Gorgon is the name of the sister of Medusa – the monster with snake hair and eyes that can turn man into stone. Representing both powerful and dangerous, the name Gorgon was also used by Chevron for its all-time largest project in Australia.
By far, Chevron has invested $18 billion into this gargantuan project in terms of its 50% stake (Exxon and Shell took 25% stake for each). But this big-bet of Chevron hasn’t provided any profit for its owners yet, and it is only 75% finished up to now. Sounds like a crazy risky plan, but this project is just one among the $120 billion investment plans operated in 2013 by the team made up of Exxon, Shell and Chevron for the purpose of spurring oil production in the future.
So what are the incentives behind such risky mega scale investment actions conducted by those three big international oil companies? It isn’t news that they arrived late to the shale boom in America so they have to watch the new market divided up by small companies. United States hold more than half of the shale oil reserve in the world, so companies lost the biggest opportunity to earn the huge amount of profit.
But there is still chances left in Asia, they seek opportunities in Australia to keep control in advance of the undeveloped shale gas resource. Gorgon is one of the projects in Asia, which is the key to the promise made by Chevron to boost gas production by 20% before 2017.
The next reason is the increasing demand from Asia markets. Japan, China and South Korea are becoming hungrier for natural gas over the last decades, so big oil firms still believe that the energy market is not going to fail on the demand side.
What’s more, oil giants are facing tremendous challenges now that is they have to find the next big gusher to replace their depleted fields. The golden age for companies has passed, the truth now is that they must stake big to bet their future. And if they don’t, then they are going to shrink for sure. Chevron produce less in the past few years, Shell also declines its earning from the $27.2 billion in 2012 to the $16.8 billion in 2013. Investing in the “elephant projects” like Gorgon is their only choice.
But just like the name of Gorgon – powerful and dangerous, big investment are always risky in several aspects. First, exploration of new oil fields are difficult and expansive nowadays: labor cost soars high, competition becomes fiercer and new oil fields’ extraction is more costly. Just like it is indicated in the article Big Oil Companies Struggle to Justify Soaring Project Costs:
The easiest-to-reach oil ran dry long ago, and the most prolific fields often are controlled by state-owned companies in places like Saudi Arabia and Venezuela.
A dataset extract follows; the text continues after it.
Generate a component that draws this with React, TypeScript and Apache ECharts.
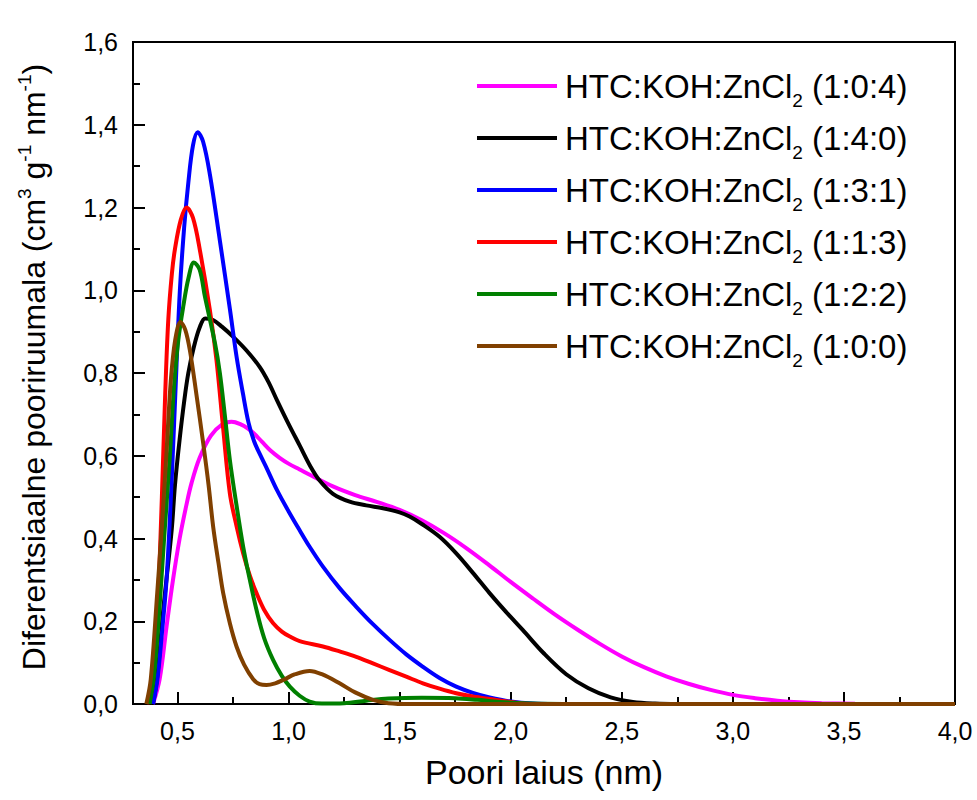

Second, the investment surge will definitely reduce the liquidity of the companies, big projects may be profitable in the long run, but it also worse the current financial statements. Third, the profitability of the investments is still doubtful, from the article Chevron Bets Big on Australian Shale Given Asian Demand, we can read this kind of uncertainty:
The deal poses some risks as the country’s shale resources are very underdeveloped, and it will take years for Chevron to finish with exploration. It is still uncertain whether the gas can be extracted at commercially viable prices.
However, I believe those oil giants are not going to quit despite of those risks above, they would definitely loss the war if they quit right now. Let’s check if they can win on their expensive bets in the future.